Fact is, Hollywood’s political crisis matches its artistic crisis. Twisters was directed by Lee Isaac Chung, the indie humanist best known for the Korean immigrant film Minari, who was recruited into the action genre for DIE’s sake, although he’s far from a visual wiz. Hibbard complained that Chung never includes the phrase “global warming,” suggesting that Twisters therefore lacks “semi-scientific heft”
It’s alarming to see the trade press pushing political propaganda. Hibbard advises, “The possible impact of climate change on tornadoes is complicated and still being figured out,” then contradicts his own assertion: “Scientists seem to agree tornado patterns are changing . . . even if the number of tornadoes overall is unchanged.”
What hasn’t changed in Hollywood is the mediocrity of unoriginal content. Spielberg is listed as one of the film’s executive producers, yet no one involved in Twisters demonstrates the wit to personalize it — perhaps by evoking that bizarre moment in The Fabelmans when Spielberg recalls his mother’s wacky fascination with tornadoes, recklessly driving her children to witness a twister up close. It was a metaphor for the domestic turmoil that awakened young Spielberg to secret family troubles. In Twisters, the Kate-Tyler-Javi love triangle is never so fascinating. Powell’s tornado wrangler, star of a YouTube rodeo-style podcast, brings a needed impudent squint to the film, reminiscent of Matthew McConnaughey’s redneck cockiness, with Burt Reynolds’s charm, but Powell’s sexy yokel smile doesn’t match Bill Paxton’s companionable guyness in the original movie, and Edgar-Jones’s conflicts lack the cautious irony that Jami Gertz brought to that gang of daredevil thrill-seekers.

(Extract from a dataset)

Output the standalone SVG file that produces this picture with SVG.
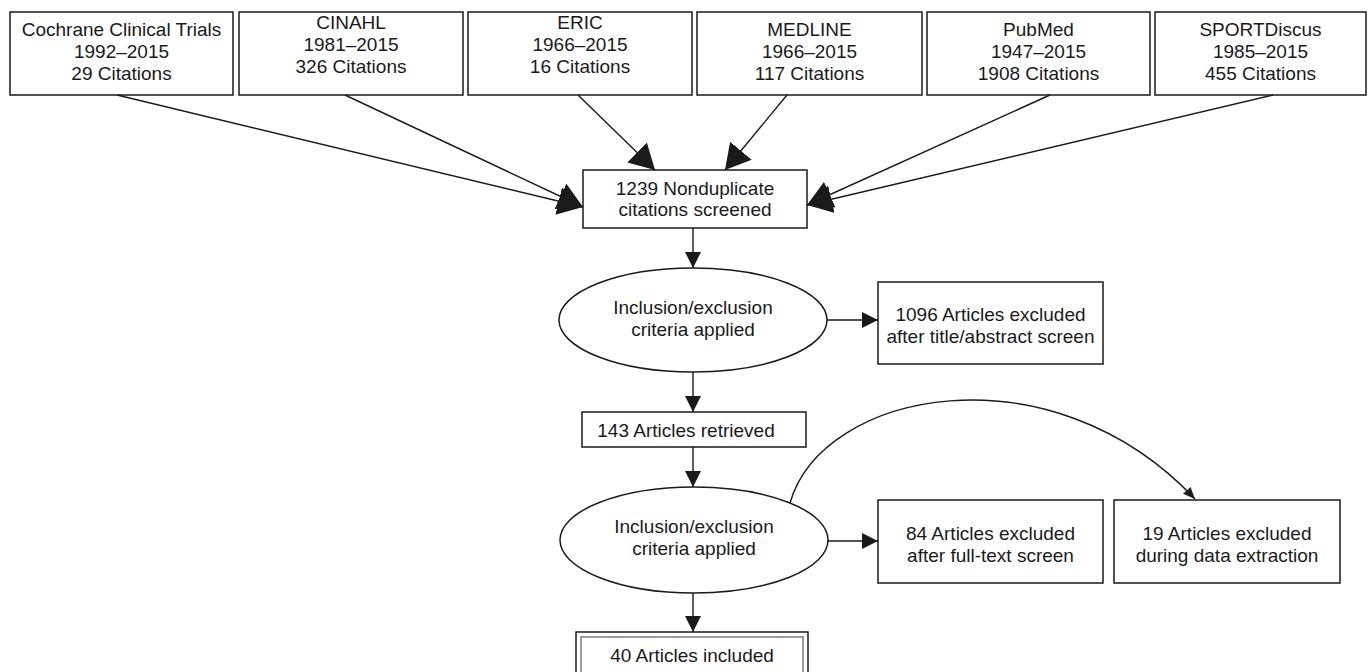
<svg xmlns="http://www.w3.org/2000/svg" width="1368" height="672" viewBox="0 0 1368 672">
<style>
.box{fill:#fff;stroke:#1a1a1a;stroke-width:1.5}
.inner{fill:none;stroke:#9a9a9a;stroke-width:2}
.t{font-family:"Liberation Sans",Arial,sans-serif;font-size:19px;fill:#1a1a1a;text-anchor:middle}
.c{fill:none;stroke:#1a1a1a;stroke-width:1.4}
</style>
<defs>
<marker id="big" markerUnits="userSpaceOnUse" markerWidth="26" markerHeight="28" viewBox="0 0 26 28" refX="25" refY="14" orient="auto"><path d="M0,0 L25,14 L0,28 z" fill="#1a1a1a"/></marker>
<marker id="sm" markerUnits="userSpaceOnUse" markerWidth="17" markerHeight="16" viewBox="0 0 17 16" refX="16" refY="8" orient="auto"><path d="M0,0 L16,8 L0,16 z" fill="#1a1a1a"/></marker>
<marker id="tiny" markerUnits="userSpaceOnUse" markerWidth="13" markerHeight="10" viewBox="0 0 13 10" refX="12" refY="5" orient="auto"><path d="M0,0 L12,5 L0,10 z" fill="#1a1a1a"/></marker>
</defs>
<rect width="1368" height="672" fill="#fff"/>

<g id="cochrane"><rect class="box" x="10" y="12" width="223" height="83"/>
<text class="t" x="121.5" y="36">Cochrane Clinical Trials</text><text class="t" x="121.5" y="58">1992–2015</text><text class="t" x="121.5" y="80">29 Citations</text></g>
<g id="cinahl"><rect class="box" x="239" y="12" width="224" height="83"/>
<text class="t" x="351" y="29">CINAHL</text><text class="t" x="351" y="51">1981–2015</text><text class="t" x="351" y="73">326 Citations</text></g>
<g id="eric"><rect class="box" x="468" y="12" width="224" height="83"/>
<text class="t" x="580" y="29">ERIC</text><text class="t" x="580" y="51">1966–2015</text><text class="t" x="580" y="73">16 Citations</text></g>
<g id="medline"><rect class="box" x="697" y="12" width="225" height="83"/>
<text class="t" x="809.5" y="36">MEDLINE</text><text class="t" x="809.5" y="58">1966–2015</text><text class="t" x="809.5" y="80">117 Citations</text></g>
<g id="pubmed"><rect class="box" x="927" y="12" width="223" height="83"/>
<text class="t" x="1038.5" y="36">PubMed</text><text class="t" x="1038.5" y="58">1947–2015</text><text class="t" x="1038.5" y="80">1908 Citations</text></g>
<g id="sportdiscus"><rect class="box" x="1155" y="12" width="211" height="83"/>
<text class="t" x="1260.5" y="36">SPORTDiscus</text><text class="t" x="1260.5" y="58">1985–2015</text><text class="t" x="1260.5" y="80">455 Citations</text></g>

<g id="nondup"><rect class="box" x="583" y="170" width="224" height="58"/>
<text class="t" x="695" y="195">1239 Nonduplicate</text><text class="t" x="695" y="216">citations screened</text></g>

<g id="criteria1"><ellipse class="box" cx="693" cy="320" rx="134" ry="52"/>
<text class="t" x="693" y="314">Inclusion/exclusion</text><text class="t" x="693" y="336">criteria applied</text></g>

<g id="excl1096"><rect class="box" x="878" y="282" width="225" height="82"/>
<text class="t" x="990.5" y="321">1096 Articles excluded</text><text class="t" x="990.5" y="343">after title/abstract screen</text></g>

<g id="retrieved"><rect class="box" x="582" y="412" width="224" height="35"/>
<text class="t" x="686" y="437">143 Articles retrieved</text></g>

<g id="criteria2"><ellipse class="box" cx="694" cy="540" rx="134" ry="53"/>
<text class="t" x="694" y="533">Inclusion/exclusion</text><text class="t" x="694" y="555">criteria applied</text></g>

<g id="excl84"><rect class="box" x="878" y="500" width="225" height="83"/>
<text class="t" x="990.5" y="540">84 Articles excluded</text><text class="t" x="990.5" y="562">after full-text screen</text></g>

<g id="excl19"><rect class="box" x="1114" y="500" width="226" height="83"/>
<text class="t" x="1227" y="540">19 Articles excluded</text><text class="t" x="1227" y="562">during data extraction</text></g>

<g id="included"><rect class="box" x="576" y="632" width="232" height="60"/>
<rect class="inner" x="581" y="637" width="222" height="60"/>
<text class="t" x="692" y="662">40 Articles included</text></g>

<g id="connectors">
<line class="c" x1="117" y1="95" x2="583" y2="207" marker-end="url(#big)"/>
<line class="c" x1="345" y1="95" x2="583" y2="207" marker-end="url(#big)"/>
<line class="c" x1="578" y1="95" x2="655" y2="170" marker-end="url(#big)"/>
<line class="c" x1="787" y1="95" x2="725" y2="170" marker-end="url(#big)"/>
<line class="c" x1="1050" y1="95" x2="807" y2="205" marker-end="url(#big)"/>
<line class="c" x1="1273" y1="95" x2="807" y2="205" marker-end="url(#big)"/>
<line class="c" x1="693" y1="228" x2="693" y2="268" marker-end="url(#sm)"/>
<line class="c" x1="827" y1="320" x2="878" y2="320" marker-end="url(#sm)"/>
<line class="c" x1="693" y1="372" x2="693" y2="412" marker-end="url(#sm)"/>
<line class="c" x1="693" y1="447" x2="693" y2="487" marker-end="url(#sm)"/>
<line class="c" x1="828" y1="541" x2="878" y2="541" marker-end="url(#sm)"/>
<line class="c" x1="693" y1="593" x2="693" y2="632" marker-end="url(#sm)"/>
<path class="c" d="M790,503 C822,390 1050,345 1195,499" marker-end="url(#tiny)"/>
</g>
</svg>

The best thing about Twisters is the nearly astonishing tornado FX of the story’s meteorological phenomenon. Set in Oklahoma’s Tornado Alley, territory of once-in-a-generation tornado outbreaks, the rainstorms, a pillar of fire, and flying, twisted machinery are almost Michael Bay–worthy. The wide shots of an exploding power plant are spectacular, especially Tyler shooting fireworks into the dynamic core of a tornado.
When these scenes work, they are distractions from the story, which, as with the original (directed by Jan de Bont with the same single-mindedness he showed in Speed), is merely a pretext for the big-screen action. But Chung’s explanation of his intentions, though unimaginative, is a good defense: “I think what we are doing is showing the reality of what’s happening on the ground,” he told CNN. “We don’t shy away from saying that things are changing. I wanted to make sure that we are never creating a feeling that we’re preaching a message, because that’s certainly not what I think cinema should be about.”
The Hollywood Reporter should drop its partisanship and realize that Chung’s sequence of broken wind turbines becoming weapons against us, nearly killing the cast, makes a sufficiently effective statement against the Green New Deal.